Soberania do Estado

Suprema Corte alemã aprova ajuda à Grécia

Autor

  • Otavio Luiz Rodrigues Junior

    é professor doutor de Direito Civil da Faculdade de Direito da Universidade de São Paulo (USP) e doutor em Direito Civil (USP) com estágios pós-doutorais na Universidade de Lisboa e no Max-Planck-Institut für ausländisches und internationales Privatrecht (Hamburgo). Acompanhe-o em sua página.

8 de setembro de 2011, 13h03

O Tribunal Constitucional Federal da Alemanha[1] tomou uma decisão histórica, cujos efeitos podem abalar a manutenção do euro como moeda comum da União Europeia ou, quando menos, interromper o fluxo da ajuda financeira alemã aos países com alto nível de endividamento, como é o caso da Grécia. Essa ajuda é denominada de bailout, que se dá, grosso modo, pela aquisição de ações, títulos da dívida e outros papéis de um grande devedor, em situação de dificuldade, a fim de evitar sua falência ou que venha a sucumbir à ação especulativa. É uma maneira disfarçada de realizar aportes financeiros a uma empresa (ou um Estado, como ocorre no caso europeu), sem que haja a necessidade de oferta de garantias típicas de um empréstimo típico.

Foi precisamente em razão do aporte financeiro do governo da República Federal da Alemanha à República Helvética que um grupo de renomados professores,[2] que há anos militam na causa antieuropeia, ingressou com reclamações constitucionais[3] contra a legislação alemã e europeia editadas para tentar resolver a atual crise econômica e o problema de dívida na área do euro.
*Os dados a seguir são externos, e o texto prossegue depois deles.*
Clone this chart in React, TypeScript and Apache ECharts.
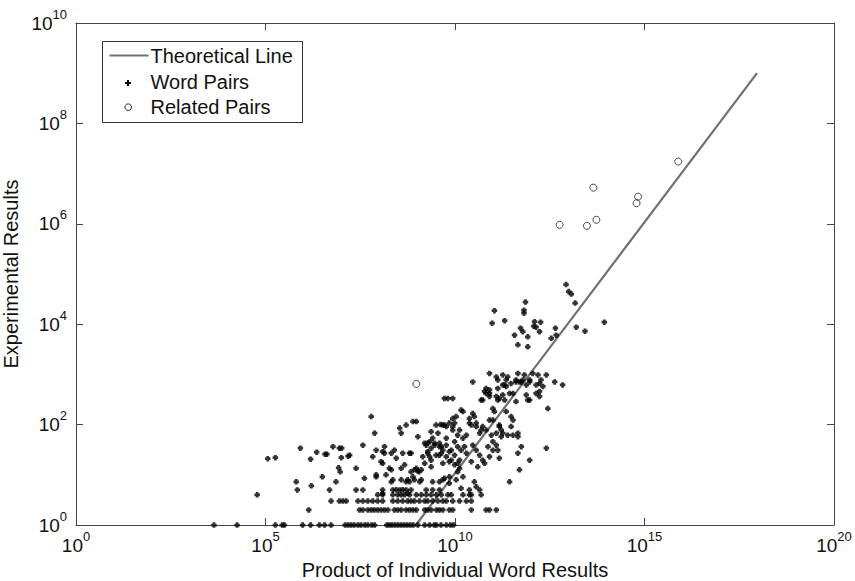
import React, { useEffect, useRef } from "react";
import * as echarts from "echarts";

const FONT = '"Liberation Sans", Arial, Helvetica, sans-serif';

const xTickValues = [1, 1e5, 1e10, 1e15, 1e20];
const yTickValues = [1, 1e2, 1e4, 1e6, 1e8, 1e10];

const legendLabels = ["Theoretical Line", "Word Pairs", "Related Pairs"];

// Word pairs. X values given as log10 exponents.
// Rows of integer experimental results (y = 1, 2, 3, 4, 5)
const rowY1 = [3.64, 4.25, 5.26, 5.44, 5.5, 5.98, 6.19, 6.42, 6.56, 6.73, 7.1, 7.18, 7.26, 7.34, 7.44, 7.52, 7.62, 7.7, 7.8, 7.88, 8.2, 8.27, 8.34, 8.42, 8.5, 8.58, 8.66, 8.74, 8.82, 8.9, 9.02, 9.2, 9.33, 9.45, 9.51, 9.63, 9.77, 9.88, 9.96];
const rowY2 = [6.14, 7.48, 7.57, 7.7, 7.79, 7.87, 7.96, 8.05, 8.14, 8.23, 8.4, 8.49, 8.58, 8.71, 8.8, 8.89, 8.98, 9.2, 9.28, 9.37, 9.51, 9.59, 9.68, 9.85, 9.94, 10.43, 10.82, 10.91, 11.09];
const rowY3 = [6.73, 6.95, 7.04, 7.13, 7.44, 7.57, 7.7, 7.83, 7.96, 8.09, 8.36, 8.49, 8.62, 8.75, 8.84, 8.93, 9.06, 9.2, 9.28, 9.41, 9.55, 9.68, 9.77, 9.94, 10.12, 10.3, 10.43];
const rowY4 = [4.78, 7.96, 8.09, 8.36, 8.49, 8.58, 8.67, 8.8, 8.98, 9.11, 9.24, 9.37, 9.51, 9.64, 9.81, 9.9, 10.21, 10.38, 10.43, 10.69];
const rowY5 = [5.84, 6.69, 7.39, 7.57, 8.09, 8.36, 8.54, 8.71, 8.84, 9.24, 9.41, 9.59, 10.38, 10.65];

// Remaining word pairs as [log10 x, log10 y]
const wordPairsLog: [number, number][] = [
  [5.06, 1.32], [5.26, 1.34], [5.92, 1.53], [5.81, 0.86], [6.19, 1.31], [6.35, 1.45], [6.5, 0.96], [6.57, 1.41], [6.62, 1.41], [6.78, 1.56], [6.86, 0.86], [6.93, 1.14], [6.97, 1.06], [7.01, 1.53], [7.18, 1.37], [6.21, 0.78],
  [7.0, 1.34], [7.22, 1.39], [7.39, 1.13], [7.57, 1.59], [7.61, 0.93], [7.79, 2.16], [7.83, 1.36], [7.88, 1.83], [7.92, 0.96], [8.05, 1.26], [8.09, 1.46], [8.18, 1.0], [8.32, 1.1], [8.36, 0.9], [8.4, 1.49], [8.45, 1.33], [8.54, 1.93], [8.58, 1.83], [8.62, 1.43], [8.67, 1.2], [8.71, 1.99], [8.75, 0.9], [8.84, 1.43], [8.84, 1.06], [8.89, 0.96], [8.93, 0.9], [8.98, 2.06], [8.98, 1.13], [9.05, 1.06], [9.11, 1.1], [9.11, 0.9], [9.2, 1.23], [9.24, 1.59], [9.28, 1.46], [9.33, 1.36], [9.37, 1.16], [9.41, 1.73], [9.46, 1.63], [9.5, 1.99], [9.55, 1.83], [9.59, 1.39], [9.64, 1.56], [9.68, 1.23], [9.72, 1.99], [9.77, 1.73], [9.81, 2.52], [9.94, 2.52], [9.85, 2.03], [9.94, 1.89], [9.99, 1.66], [10.03, 2.16], [10.07, 1.79], [10.16, 2.29], [10.21, 1.73], [10.12, 1.29], [9.85, 0.96], [9.68, 0.9], [6.95, 1.53],
  [9.02, 1.76], [8.89, 2.06], [9.62, 2.0], [9.37, 1.86], [9.2, 1.63], [9.28, 1.63], [9.33, 1.66], [9.46, 1.59], [9.59, 1.56], [9.37, 1.53], [9.5, 1.39], [9.64, 1.43], [9.77, 1.36], [9.9, 1.49], [9.99, 1.39], [9.28, 1.43], [9.15, 1.36], [9.37, 1.29], [9.85, 1.26], [10.07, 1.23], [7.92, 1.49], [8.14, 1.56], [8.14, 1.43], [8.32, 1.43], [8.8, 1.43], [8.09, 1.23], [8.27, 1.13], [8.58, 1.13], [8.93, 1.1], [9.02, 1.08], [9.07, 0.86], [7.92, 1.0], [8.32, 0.86], [8.58, 0.9], [8.71, 0.86], [8.8, 0.86], [9.41, 0.86], [9.59, 0.86], [8.09, 0.63], [8.45, 0.7], [8.62, 0.7], [8.75, 0.63],
  [10.47, 2.85], [10.82, 2.72], [10.91, 2.69], [10.82, 2.62], [11.13, 2.72], [11.26, 2.79], [11.35, 2.76], [11.48, 2.82], [11.61, 2.85], [11.75, 2.85], [11.88, 2.79], [11.97, 2.85], [12.14, 2.79], [12.23, 2.82], [12.63, 2.85], [12.84, 2.79], [10.91, 2.56], [10.69, 2.49], [11.26, 2.59], [11.53, 2.62], [11.88, 2.59], [11.92, 2.49], [12.14, 2.62], [12.23, 2.56], [9.72, 2.52], [10.21, 2.26], [10.47, 2.22], [10.51, 2.16], [9.68, 1.99], [9.77, 1.96], [9.94, 2.12], [9.99, 2.03], [10.12, 1.89], [10.3, 1.79], [10.38, 2.03], [10.56, 1.96], [10.65, 1.83], [10.69, 1.89], [10.73, 1.96], [10.91, 2.09], [11.0, 1.66], [11.09, 1.83], [11.17, 1.96], [11.22, 1.89], [11.26, 1.83], [11.39, 1.79], [11.48, 1.96], [11.53, 1.79], [11.66, 1.83], [11.75, 1.56], [11.66, 1.43], [11.97, 1.29], [11.7, 1.1], [12.41, 1.53], [12.45, 2.32], [11.44, 0.86],
  [9.59, 1.63], [9.68, 1.49], [9.77, 1.59], [9.85, 1.46], [10.07, 1.56], [10.16, 1.49], [10.25, 1.56], [10.3, 1.43], [10.47, 1.59], [10.56, 1.49], [10.65, 1.39], [10.73, 1.29], [10.78, 1.23], [10.6, 1.16], [10.43, 1.26], [9.9, 1.29], [9.99, 1.2], [10.07, 1.06], [10.12, 1.13], [10.21, 0.96], [10.03, 0.9], [9.85, 0.83], [9.72, 0.93], [10.16, 0.73], [10.51, 0.86], [10.56, 0.76], [11.0, 1.49], [11.09, 1.59], [11.13, 1.49], [11.17, 1.33], [10.91, 1.36], [10.87, 1.56],
  [10.91, 3.02], [11.09, 2.95], [11.13, 2.89], [11.26, 2.99], [11.35, 2.89], [11.39, 2.95], [11.31, 2.79], [11.61, 2.89], [11.66, 3.02], [11.7, 2.85], [11.79, 2.89], [11.83, 2.99], [11.97, 2.89], [12.05, 3.02], [12.19, 2.99], [12.27, 2.89], [12.32, 2.76], [12.41, 2.99], [10.78, 2.66], [10.91, 2.62], [11.09, 2.56], [11.13, 2.49], [11.17, 2.52], [10.73, 2.49], [11.44, 2.62], [11.31, 2.49], [11.61, 2.46], [11.97, 2.49], [12.23, 2.66], [10.38, 2.12], [10.56, 2.03], [10.43, 1.99], [11.0, 2.32], [11.04, 2.26], [11.35, 2.26], [11.48, 2.16], [11.53, 2.09], [11.0, 2.09], [11.17, 1.99], [10.82, 1.89], [9.94, 1.96], [10.96, 1.79], [11.22, 1.76], [11.66, 1.76],
  [11.57, 3.78], [11.79, 3.85], [11.92, 3.75], [12.23, 3.85], [11.66, 3.59], [11.92, 3.55], [12.54, 3.72], [12.67, 3.78],
  [12.93, 4.79], [13.0, 4.65], [13.07, 4.6], [13.17, 4.42], [13.2, 3.94], [13.43, 3.86], [13.94, 4.04], [11.86, 4.44], [11.82, 4.28], [11.82, 4.22], [11.04, 4.27], [10.98, 4.02], [11.31, 4.07], [11.73, 3.92], [12.1, 4.05], [12.08, 3.96], [12.14, 3.94], [12.26, 4.04], [12.65, 3.92]
];

// Related pairs as [log10 x, log10 y]
const relatedPairsLog: [number, number][] = [
  [12.76, 5.98], [13.48, 5.96], [13.73, 6.08], [13.65, 6.72], [14.83, 6.54], [14.79, 6.41], [15.89, 7.24], [8.98, 2.81]
];

// Theoretical line end points (x, y)
const theoreticalLine: [number, number][] = [[9.3e8, 1], [9.3e17, 1e9]];

const PLUS = "path://M1.5,0H4.5V1.5H6V4.5H4.5V6H1.5V4.5H0V1.5H1.5Z";

function buildWordPairs(): [number, number][] {
  const out: [number, number][] = [];
  const rows: [number[], number][] = [[rowY1, 1], [rowY2, 2], [rowY3, 3], [rowY4, 4], [rowY5, 5]];
  rows.forEach(([xs, y]) => xs.forEach((e) => out.push([Math.pow(10, e), y])));
  wordPairsLog.forEach(([ex, ey]) => out.push([Math.pow(10, ex), Math.pow(10, ey)]));
  return out;
}

const powLabel = (v: number) => `{b|10}{e|${Math.round(Math.log10(v))}}`;

const richLabel = {
  b: { fontSize: 19, fontFamily: FONT, color: "#111" },
  e: { fontSize: 13, fontFamily: FONT, color: "#111", padding: [0, 0, 18, 0] },
};

export default function App() {
  const ref = useRef<HTMLDivElement>(null);
  useEffect(() => {
    if (!ref.current) return;
    const chart = echarts.init(ref.current, undefined, { renderer: "svg" });
    const axisLineStyle = { color: "#444", width: 1 };
    const baseX = {
      type: "log" as const,
      logBase: 10,
      min: 1,
      max: 1e20,
      splitLine: { show: false },
      minorTick: { show: false },
      axisLine: { show: true, lineStyle: axisLineStyle },
      axisTick: { show: true, inside: true, length: 7, customValues: xTickValues, lineStyle: axisLineStyle },
    };
    const baseY = {
      type: "log" as const,
      logBase: 10,
      min: 1,
      max: 1e10,
      splitLine: { show: false },
      minorTick: { show: false },
      axisLine: { show: true, lineStyle: axisLineStyle },
      axisTick: { show: true, inside: true, length: 7, customValues: yTickValues, lineStyle: axisLineStyle },
    };
    const legendX = 102, legendY = 41;
    chart.setOption({
      animation: false,
      backgroundColor: "#fff",
      grid: { left: 76, right: 21, top: 23, bottom: 56, containLabel: false, outerBoundsMode: "none" },
      xAxis: [
        {
          ...baseX,
          position: "bottom",
          name: "Product of Individual Word Results",
          nameLocation: "middle",
          nameGap: 32,
          nameTextStyle: { fontSize: 20, fontFamily: FONT, color: "#111" },
          axisLabel: { customValues: xTickValues, formatter: powLabel, rich: richLabel, margin: 5 },
        },
        { ...baseX, position: "top", axisLabel: { show: false } },
      ],
      yAxis: [
        {
          ...baseY,
          position: "left",
          name: "Experimental Results",
          nameLocation: "middle",
          nameGap: 46,
          nameTextStyle: { fontSize: 20, fontFamily: FONT, color: "#111" },
          axisLabel: { customValues: yTickValues, formatter: powLabel, rich: richLabel, margin: 9 },
        },
        { ...baseY, position: "right", axisLabel: { show: false } },
      ],
      series: [
        {
          name: legendLabels[0],
          type: "line",
          data: theoreticalLine,
          symbol: "none",
          lineStyle: { color: "#707070", width: 2.2 },
          z: 1,
        },
        {
          name: legendLabels[1],
          type: "scatter",
          data: buildWordPairs(),
          symbol: PLUS,
          symbolSize: 5.5,
          itemStyle: { color: "#000" },
          z: 2,
        },
        {
          name: legendLabels[2],
          type: "scatter",
          data: relatedPairsLog.map(([ex, ey]) => [Math.pow(10, ex), Math.pow(10, ey)]),
          symbol: "circle",
          symbolSize: 7,
          itemStyle: { color: "rgba(0,0,0,0)", borderColor: "#222", borderWidth: 1 },
          z: 3,
        },
      ],
      graphic: [
        {
          type: "group",
          left: legendX,
          top: legendY,
          z: 100,
          children: [
            { type: "rect", shape: { x: 0, y: 0, width: 200, height: 81 }, style: { fill: "#fff", stroke: "#333", lineWidth: 1 } },
            { type: "line", shape: { x1: 7, y1: 14, x2: 46, y2: 14 }, style: { stroke: "#707070", lineWidth: 2.2 } },
            { type: "polygon", shape: { points: [[24.5, 38.5], [26.5, 38.5], [26.5, 40.5], [28.5, 40.5], [28.5, 42.5], [26.5, 42.5], [26.5, 44.5], [24.5, 44.5], [24.5, 42.5], [22.5, 42.5], [22.5, 40.5], [24.5, 40.5]] }, style: { fill: "#000" } },
            { type: "circle", shape: { cx: 25.7, cy: 65.7, r: 3.3 }, style: { fill: "none", stroke: "#222", lineWidth: 1 } },
            { type: "text", x: 48, y: 14, style: { text: legendLabels[0], fontSize: 20, fontFamily: FONT, fill: "#111", verticalAlign: "middle" } },
            { type: "text", x: 48, y: 40.7, style: { text: legendLabels[1], fontSize: 20, fontFamily: FONT, fill: "#111", verticalAlign: "middle" } },
            { type: "text", x: 48, y: 65.7, style: { text: legendLabels[2], fontSize: 20, fontFamily: FONT, fill: "#111", verticalAlign: "middle" } },
          ],
        },
      ],
    });
    return () => chart.dispose();
  }, []);
  return <div ref={ref} style={{ position: "fixed", left: 0, top: 0, width: 855, height: 581, background: "#fff" }} />;
}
Segundo os reclamantes, o Tratado de Maastricht, de 7 de fevereiro de 1992, estabelecia uma política monetária comum aos Estados signatários, de modo a que se introduzisse, de modo gradual, uma união monetária europeia, a qual, em último nível, seria objeto de transferência à administração comum de um sistema europeu de bancos centrais. Ainda conforme o resumo da inicial, feito no relatório do acórdão, a Grécia, que é Estado-membro da União desde 2001, não agiu com lealdade em relação aos demais aderentes ao Tratado de Maastricht, o que é comprovável pela correção, em 2009, de seu déficit de 5% para 13% do Produto Interno Bruto (PIB), com aumento da dívida pública a patamar de 125% do PIB, no ano de 2010. Em 11 de fevereiro de 2010, reunidos em Bruxelas, os chefes de Estado e de Governo decidiram adotar medidas para assegurar a estabilidade monetária europeia. Em razão, porém, da agitação dos mercados financeiros, que não confiavam na implementação das ações recessivas pelo governo grego em ordem a reduzir drasticamente a dívida pública, no dia 11 de abril de 2010, os ministros da Fazenda europeus firmaram um acordo com o objetivo de permitir empréstimos bilaterais de Estados da zona do euro, o que serviria de fundamento à ajuda alemã aos gregos.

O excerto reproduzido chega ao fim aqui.